··· Records supplied ···
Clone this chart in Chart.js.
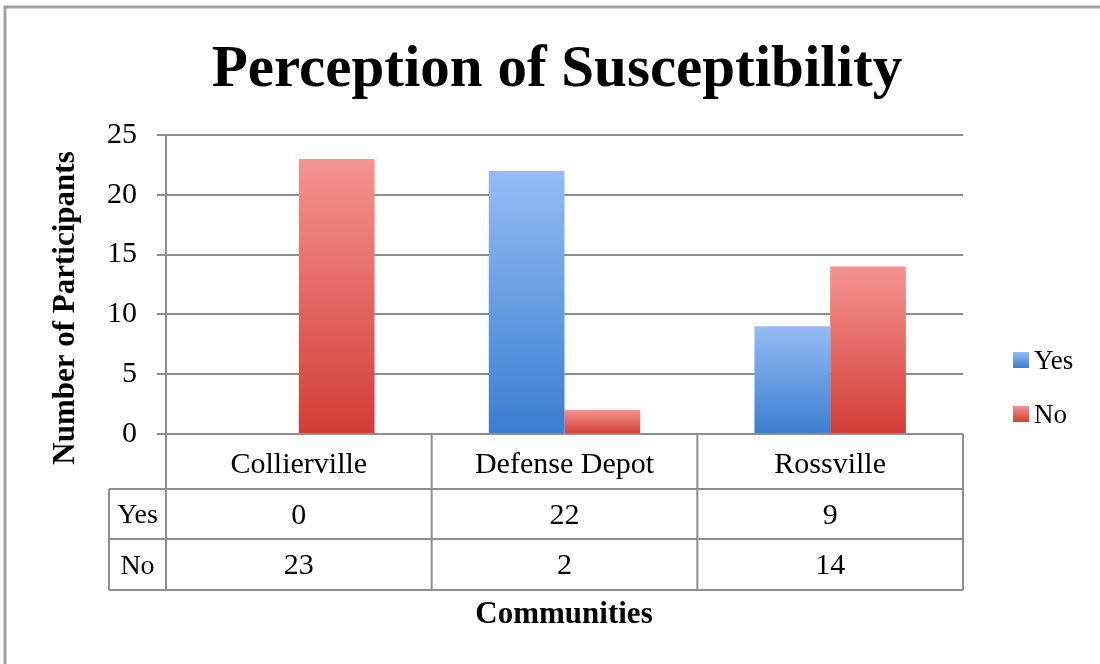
<!DOCTYPE html>
<html>
<head>
<meta charset="utf-8">
<script src="https://cdn.jsdelivr.net/npm/chart.js@4"></script>
<style>
  html, body { margin: 0; padding: 0; background: #fff; }
  canvas { display: block; }
</style>
</head>
<body>
<canvas id="chart" width="1100" height="664"></canvas>
<script>
const chartTitle = "Perception of Susceptibility";
const yAxisTitle = "Number of Participants";
const xAxisTitle = "Communities";
const categories = ["Collierville", "Defense Depot", "Rossville"];
const seriesNames = ["Yes", "No"];
const yesValues = [0, 22, 9];
const noValues = [23, 2, 14];
const yMax = 25;
const yStep = 5;

const serif = "'Liberation Serif', 'Times New Roman', serif";
const gridGray = "#8e8e8e";

const palette = {
    Yes: { top: "#94bcf4", bottom: "#3b7dd0", flat: "#4f8ad8" },
    No: { top: "#f59390", bottom: "#d23d36", flat: "#e0605a" }
};

function barFill(name) {
    return (context) => {
        const chart = context.chart;
        const c = palette[name];
        if (!chart.chartArea || context.raw == null) {
            return c.flat;
        }
        const y = chart.scales.y;
        const top = y.getPixelForValue(context.raw);
        const bottom = y.getPixelForValue(0);
        if (bottom - top < 1) {
            return c.flat;
        }
        const g = chart.ctx.createLinearGradient(0, top, 0, bottom);
        g.addColorStop(0, c.top);
        g.addColorStop(1, c.bottom);
        return g;
    };
}

// title, frame, axis titles, data table and legend drawn around the plot
const decorations = {
    id: "decorations",
    afterDraw(chart) {
        const ctx = chart.ctx;
        const area = chart.chartArea;
        const x = chart.scales.x;
        ctx.save();

        // outer frame (top and left edges visible)
        ctx.strokeStyle = "#a0a0a0";
        ctx.lineWidth = 3;
        ctx.beginPath();
        ctx.moveTo(5, 664);
        ctx.lineTo(5, 7);
        ctx.lineTo(1100, 7);
        ctx.stroke();

        // title
        ctx.fillStyle = "#000";
        ctx.textAlign = "center";
        ctx.textBaseline = "middle";
        ctx.font = "bold 59px " + serif;
        ctx.fillText(chartTitle, 557, 71);

        // y axis title
        ctx.save();
        ctx.translate(66, 308);
        ctx.rotate(-Math.PI / 2);
        ctx.font = "bold 31px " + serif;
        ctx.fillText(yAxisTitle, 0, 0);
        ctx.restore();

        // data table
        const rowH = [55, 50, 51];
        const headTop = area.bottom;
        const row1 = headTop + rowH[0];
        const row2 = row1 + rowH[1];
        const row3 = row2 + rowH[2];
        const labelLeft = 109;
        const half = (x.getPixelForValue(1) - x.getPixelForValue(0)) / 2;
        const edges = [area.left];
        categories.forEach((c, i) => edges.push(x.getPixelForValue(i) + half));

        ctx.strokeStyle = gridGray;
        ctx.lineWidth = 2;
        ctx.beginPath();
        edges.forEach((ex) => {
            ctx.moveTo(ex, headTop);
            ctx.lineTo(ex, row3);
        });
        ctx.moveTo(labelLeft, row1);
        ctx.lineTo(labelLeft, row3);
        [row1, row2, row3].forEach((ry) => {
            ctx.moveTo(labelLeft, ry);
            ctx.lineTo(area.right, ry);
        });
        ctx.stroke();

        ctx.fillStyle = "#000";
        ctx.font = "30px " + serif;
        categories.forEach((c, i) => {
            const cx = x.getPixelForValue(i);
            ctx.fillText(c, cx, headTop + rowH[0] / 2 + 4);
            ctx.fillText(String(yesValues[i]), cx, row1 + rowH[1] / 2 + 2);
            ctx.fillText(String(noValues[i]), cx, row2 + rowH[2] / 2 + 2);
        });
        ctx.font = "28px " + serif;
        ctx.fillText(seriesNames[0], (labelLeft + area.left) / 2, row1 + rowH[1] / 2 + 2);
        ctx.fillText(seriesNames[1], (labelLeft + area.left) / 2, row2 + rowH[2] / 2 + 2);

        // x axis title
        ctx.font = "bold 31px " + serif;
        ctx.fillText(xAxisTitle, 564, 615);

        // legend
        ctx.textAlign = "left";
        ctx.font = "27px " + serif;
        const legendY = [360, 414];
        chart.data.datasets.forEach((ds, i) => {
            const c = palette[ds.label];
            const ly = legendY[i];
            const g = ctx.createLinearGradient(0, ly - 8, 0, ly + 8);
            g.addColorStop(0, c.top);
            g.addColorStop(1, c.bottom);
            ctx.fillStyle = g;
            ctx.fillRect(1013, ly - 8, 16, 16);
            ctx.fillStyle = "#000";
            ctx.fillText(ds.label, 1034, ly + 2);
        });

        ctx.restore();
    }
};

new Chart(document.getElementById("chart"), {
    type: "bar",
    data: {
        labels: categories,
        datasets: [
            { label: seriesNames[0], data: yesValues, backgroundColor: barFill("Yes") },
            { label: seriesNames[1], data: noValues, backgroundColor: barFill("No") }
        ]
    },
    options: {
        responsive: false,
        animation: false,
        devicePixelRatio: 1,
        layout: { padding: { left: 0, right: 137, top: 135, bottom: 230 } },
        datasets: {
            bar: { categoryPercentage: 0.57, barPercentage: 1.0, borderWidth: 0 }
        },
        plugins: {
            legend: { display: false },
            title: { display: false },
            tooltip: { enabled: false }
        },
        scales: {
            x: {
                display: false
            },
            y: {
                min: 0,
                max: yMax,
                afterFit(scale) { scale.width = 166; },
                ticks: {
                    stepSize: yStep,
                    padding: 20,
                    color: "#000",
                    font: { family: serif, size: 30 }
                },
                grid: {
                    color: gridGray,
                    lineWidth: 2,
                    tickLength: 9,
                    drawTicks: true
                },
                border: { display: true, color: gridGray, width: 2 }
            }
        }
    },
    plugins: [decorations]
});
</script>
</body>
</html>
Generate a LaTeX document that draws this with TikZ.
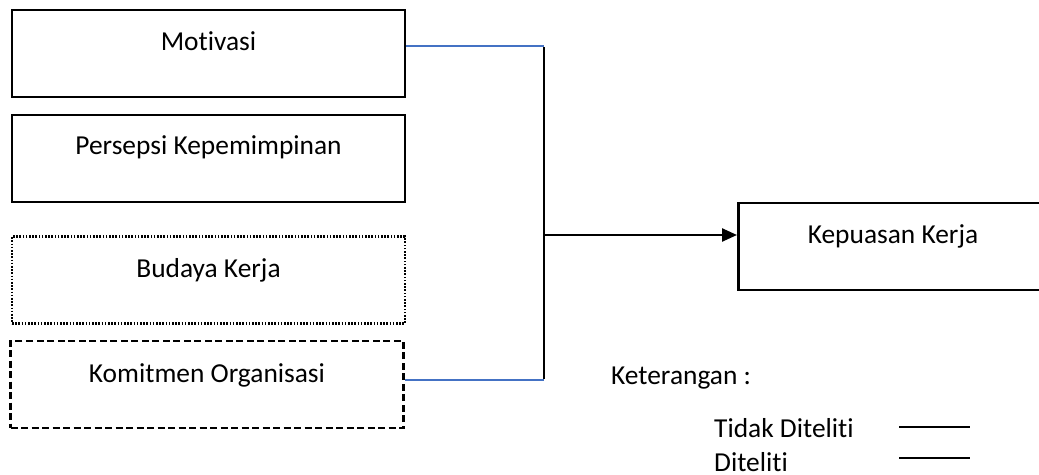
\documentclass[tikz,border=0pt]{standalone}
\usepackage{fontspec}
\setmainfont[RawFeature=-liga]{Carlito}
\usetikzlibrary{arrows.meta}
\definecolor{wordblue}{RGB}{68,114,196}
\tikzset{
  box/.style={draw=black, line width=2.6pt, minimum width=393pt, minimum height=87pt, inner sep=0pt},
  lbl/.style={font=\fontsize{27.4}{32}\selectfont, inner sep=0pt, anchor=base},
  link/.style={draw=wordblue, line width=2.2pt},
  trunk/.style={draw=black, line width=2.4pt},
  legline/.style={draw=black, line width=1.8pt}
}
\begin{document}
\begin{tikzpicture}[x=1pt,y=-1pt]
\useasboundingbox (0,0) rectangle (1039,474);
\clip (0,0) rectangle (1039,474);
% boxes
\node[box] (mot) at (208.5,53.5) {};
\node[box] (per) at (208.5,158.5) {};
\node[box, dash pattern=on 1.6pt off 1.6pt] (bud) at (208.5,280) {};
\node[box, dash pattern=on 7pt off 3.5pt] (kom) at (207,384.5) {};
\node[draw=black, line width=2.6pt, minimum width=320pt, minimum height=87pt, inner sep=0pt, anchor=west] (kep) at (737,246.5) {};
% labels
\node[lbl] (tmot) at (208.5,50) {Motivasi};
\node[lbl] (tper) at (208.5,154) {Persepsi Kepemimpinan};
\node[lbl] (tbud) at (208.5,277) {Budaya Kerja};
\node[lbl] (tkom) at (207,382) {Komitmen Organisasi};
\node[lbl] (tkep) at (893,243) {Kepuasan Kerja};
% connectors
\coordinate (jt) at (544,46);
\coordinate (jb) at (544,380);
\coordinate (jm) at (544,235);
\draw[link] (mot.east |- jt) -- (jt);
\draw[link] (kom.east |- jb) -- (jb);
\draw[trunk] ([yshift=-1pt]jt) -- ([yshift=1pt]jb);
\draw[trunk, -{Triangle[length=15pt,width=13pt]}] (jm) -- (kep.west |- jm);
% legend
\node[lbl, anchor=base west] (ket) at (611,384) {Keterangan :};
\node[lbl, anchor=base west] (tid) at (714,437) {Tidak Diteliti};
\node[lbl, anchor=base west] (dit) at (714,471) {Diteliti};
\coordinate (l1a) at (899,427);
\coordinate (l1b) at (970,427);
\coordinate (l2a) at (899,458);
\coordinate (l2b) at (970,458);
\draw[legline] (l1a) -- (l1b);
\draw[legline] (l2a) -- (l2b);
\end{tikzpicture}
\end{document}
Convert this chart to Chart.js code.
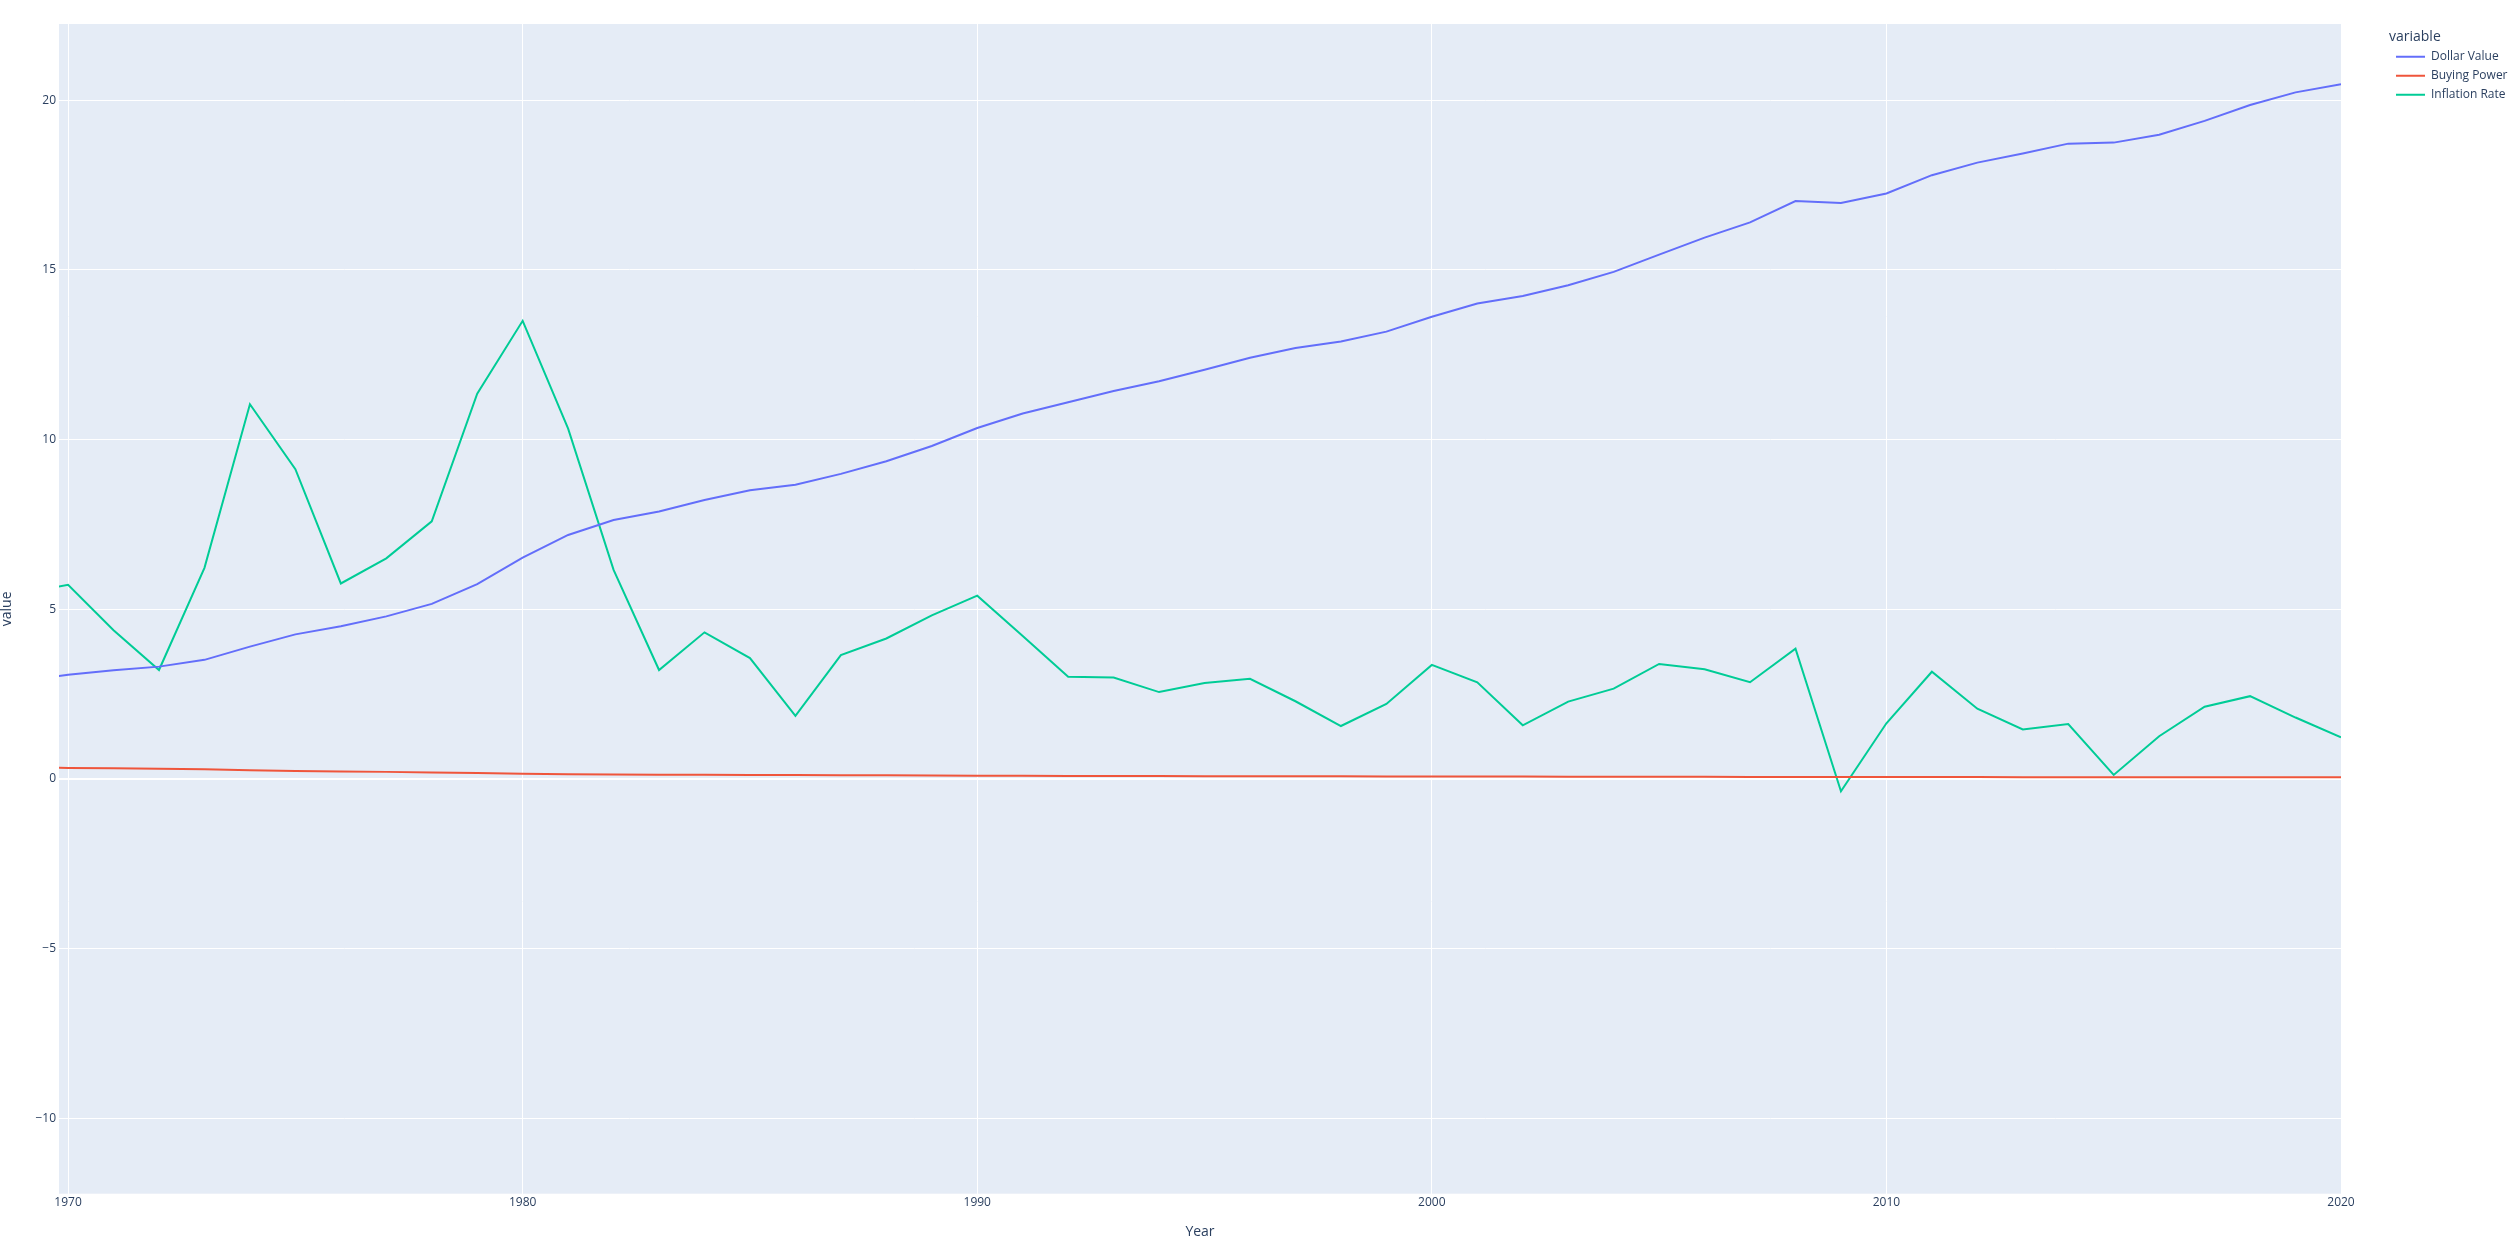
···
• [Required task]: Identify every line where the string "this" appears.

• [Task solution]:
Clone this chart in Chart.js.
Generate a LaTeX document that draws this with TikZ.
Convert this chart to Chart.js code.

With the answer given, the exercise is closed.